**Available data**:
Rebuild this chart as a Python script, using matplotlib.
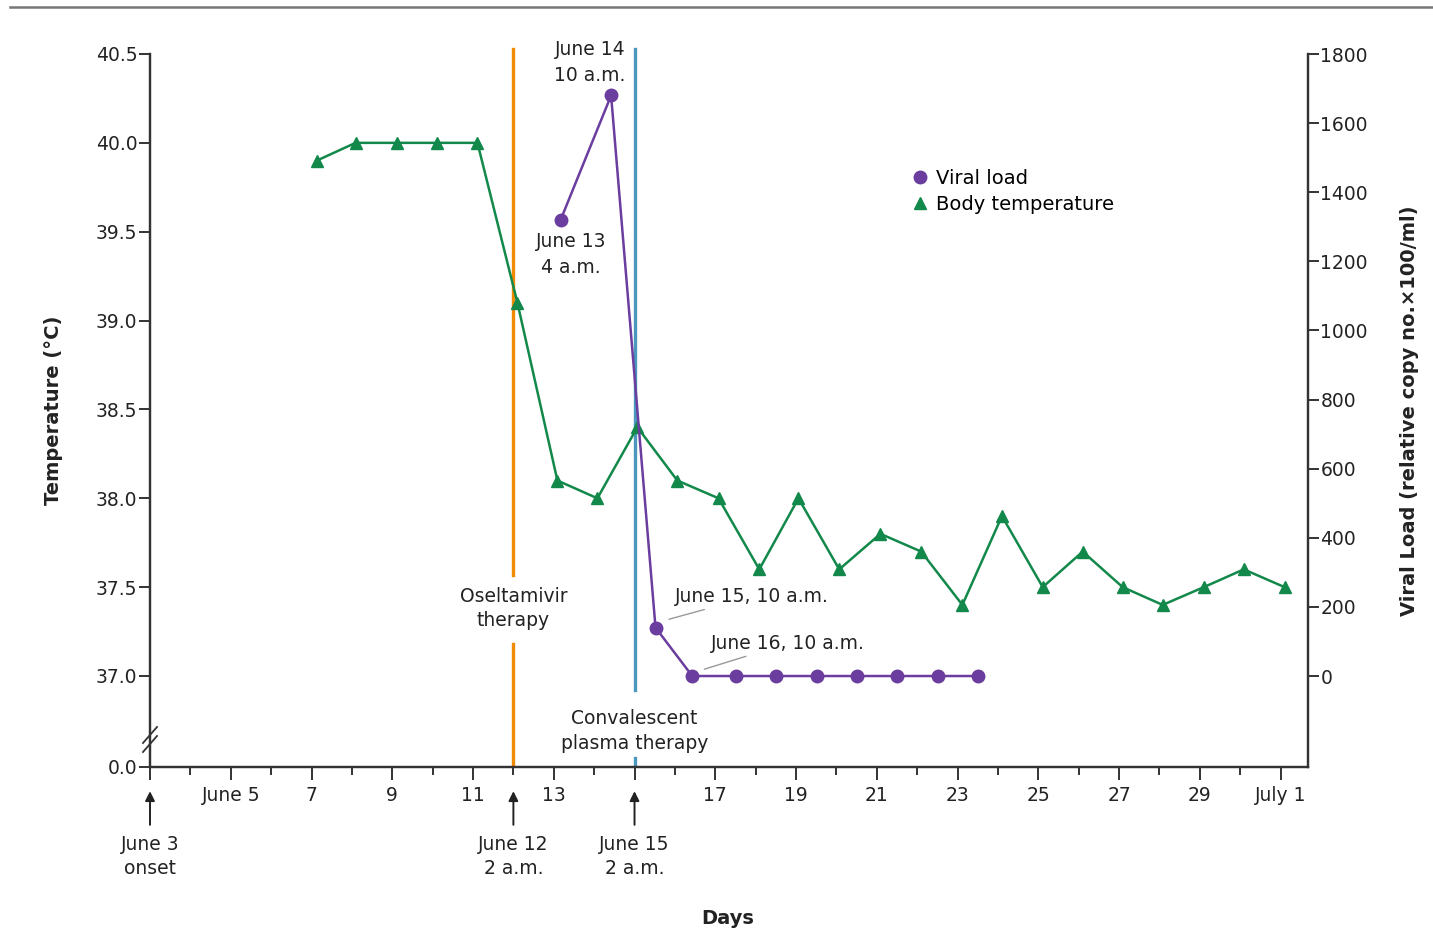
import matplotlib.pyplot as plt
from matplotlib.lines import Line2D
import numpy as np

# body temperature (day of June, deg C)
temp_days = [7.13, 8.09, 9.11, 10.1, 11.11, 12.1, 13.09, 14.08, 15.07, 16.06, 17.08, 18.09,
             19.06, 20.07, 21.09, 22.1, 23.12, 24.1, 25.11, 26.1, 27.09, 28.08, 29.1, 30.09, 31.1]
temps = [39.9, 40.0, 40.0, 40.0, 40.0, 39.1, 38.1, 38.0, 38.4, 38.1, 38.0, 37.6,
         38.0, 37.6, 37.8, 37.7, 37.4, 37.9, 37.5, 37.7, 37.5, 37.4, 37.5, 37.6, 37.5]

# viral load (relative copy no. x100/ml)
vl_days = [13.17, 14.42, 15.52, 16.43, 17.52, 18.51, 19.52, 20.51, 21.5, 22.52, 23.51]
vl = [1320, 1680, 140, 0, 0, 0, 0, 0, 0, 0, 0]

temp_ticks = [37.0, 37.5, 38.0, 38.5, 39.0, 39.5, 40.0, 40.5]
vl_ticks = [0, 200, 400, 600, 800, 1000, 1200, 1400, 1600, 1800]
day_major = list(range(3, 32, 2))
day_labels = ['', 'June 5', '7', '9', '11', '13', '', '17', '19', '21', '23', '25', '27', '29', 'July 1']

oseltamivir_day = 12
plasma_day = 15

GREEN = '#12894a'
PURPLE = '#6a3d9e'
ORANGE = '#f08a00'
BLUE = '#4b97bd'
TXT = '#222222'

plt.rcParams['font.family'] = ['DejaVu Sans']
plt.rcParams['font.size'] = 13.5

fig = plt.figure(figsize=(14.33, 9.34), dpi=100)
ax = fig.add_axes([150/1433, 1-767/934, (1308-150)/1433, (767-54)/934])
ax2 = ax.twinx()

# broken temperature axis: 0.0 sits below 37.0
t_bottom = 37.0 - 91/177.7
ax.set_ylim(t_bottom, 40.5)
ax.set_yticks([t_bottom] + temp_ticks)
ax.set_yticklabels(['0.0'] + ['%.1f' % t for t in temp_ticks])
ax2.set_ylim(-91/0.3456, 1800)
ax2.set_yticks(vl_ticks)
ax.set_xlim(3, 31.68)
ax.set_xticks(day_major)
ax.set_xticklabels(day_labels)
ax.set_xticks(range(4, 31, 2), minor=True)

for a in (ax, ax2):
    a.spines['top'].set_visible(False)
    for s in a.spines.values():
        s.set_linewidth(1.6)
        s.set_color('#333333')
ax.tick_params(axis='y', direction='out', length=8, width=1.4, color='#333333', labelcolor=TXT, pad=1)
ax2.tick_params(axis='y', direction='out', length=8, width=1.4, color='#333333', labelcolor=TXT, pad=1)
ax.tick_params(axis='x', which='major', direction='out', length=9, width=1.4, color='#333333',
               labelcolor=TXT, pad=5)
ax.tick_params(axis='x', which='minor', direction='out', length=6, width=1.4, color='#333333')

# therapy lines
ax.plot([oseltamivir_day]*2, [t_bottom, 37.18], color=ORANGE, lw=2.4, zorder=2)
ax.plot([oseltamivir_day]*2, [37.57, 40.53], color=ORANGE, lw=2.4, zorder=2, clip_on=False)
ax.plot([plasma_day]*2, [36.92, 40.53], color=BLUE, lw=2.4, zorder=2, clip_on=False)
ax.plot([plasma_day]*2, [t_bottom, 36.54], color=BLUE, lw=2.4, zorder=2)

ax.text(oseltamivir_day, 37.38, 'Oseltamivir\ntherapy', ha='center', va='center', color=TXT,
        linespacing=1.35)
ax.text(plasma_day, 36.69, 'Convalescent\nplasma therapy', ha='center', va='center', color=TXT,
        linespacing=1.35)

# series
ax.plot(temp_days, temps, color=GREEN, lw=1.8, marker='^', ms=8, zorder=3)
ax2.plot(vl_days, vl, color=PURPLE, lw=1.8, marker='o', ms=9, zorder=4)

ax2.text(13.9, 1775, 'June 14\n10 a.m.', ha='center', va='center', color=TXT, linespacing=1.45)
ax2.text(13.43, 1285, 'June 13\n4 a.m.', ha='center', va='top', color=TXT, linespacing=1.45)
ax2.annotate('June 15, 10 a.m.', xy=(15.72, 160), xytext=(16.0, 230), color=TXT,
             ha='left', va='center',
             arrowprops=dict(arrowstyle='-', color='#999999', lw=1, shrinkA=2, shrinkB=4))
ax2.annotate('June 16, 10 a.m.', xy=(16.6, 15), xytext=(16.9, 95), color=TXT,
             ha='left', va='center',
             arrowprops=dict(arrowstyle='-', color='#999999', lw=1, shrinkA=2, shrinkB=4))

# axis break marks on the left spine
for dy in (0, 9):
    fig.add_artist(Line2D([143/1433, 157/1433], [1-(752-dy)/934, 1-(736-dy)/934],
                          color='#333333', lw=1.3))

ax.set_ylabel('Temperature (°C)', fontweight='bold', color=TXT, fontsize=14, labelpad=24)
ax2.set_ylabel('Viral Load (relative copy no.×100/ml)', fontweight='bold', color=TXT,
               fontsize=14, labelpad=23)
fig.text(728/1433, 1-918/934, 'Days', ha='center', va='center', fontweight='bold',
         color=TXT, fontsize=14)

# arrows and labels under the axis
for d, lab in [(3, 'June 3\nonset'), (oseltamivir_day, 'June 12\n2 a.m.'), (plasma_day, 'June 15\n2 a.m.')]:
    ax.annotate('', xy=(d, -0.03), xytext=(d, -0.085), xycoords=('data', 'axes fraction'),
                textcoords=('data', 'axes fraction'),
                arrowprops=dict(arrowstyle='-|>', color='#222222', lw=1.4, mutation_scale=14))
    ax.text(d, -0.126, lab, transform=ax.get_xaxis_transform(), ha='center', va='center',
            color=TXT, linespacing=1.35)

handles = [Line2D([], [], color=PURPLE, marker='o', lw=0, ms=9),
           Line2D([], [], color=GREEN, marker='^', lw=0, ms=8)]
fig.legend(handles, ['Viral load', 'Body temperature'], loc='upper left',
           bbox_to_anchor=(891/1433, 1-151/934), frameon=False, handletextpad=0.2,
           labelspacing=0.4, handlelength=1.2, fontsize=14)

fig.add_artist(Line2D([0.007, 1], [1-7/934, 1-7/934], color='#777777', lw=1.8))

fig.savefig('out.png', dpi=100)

**What the task requires**: Set the lines above down again, word for word, from the first through the one containing "37.5, 37.6, 37.5]"; pictures excluded.

**Output of the task**:
Rebuild this chart as a Python script, using matplotlib.
import matplotlib.pyplot as plt
from matplotlib.lines import Line2D
import numpy as np

# body temperature (day of June, deg C)
temp_days = [7.13, 8.09, 9.11, 10.1, 11.11, 12.1, 13.09, 14.08, 15.07, 16.06, 17.08, 18.09,
             19.06, 20.07, 21.09, 22.1, 23.12, 24.1, 25.11, 26.1, 27.09, 28.08, 29.1, 30.09, 31.1]
temps = [39.9, 40.0, 40.0, 40.0, 40.0, 39.1, 38.1, 38.0, 38.4, 38.1, 38.0, 37.6,
         38.0, 37.6, 37.8, 37.7, 37.4, 37.9, 37.5, 37.7, 37.5, 37.4, 37.5, 37.6, 37.5]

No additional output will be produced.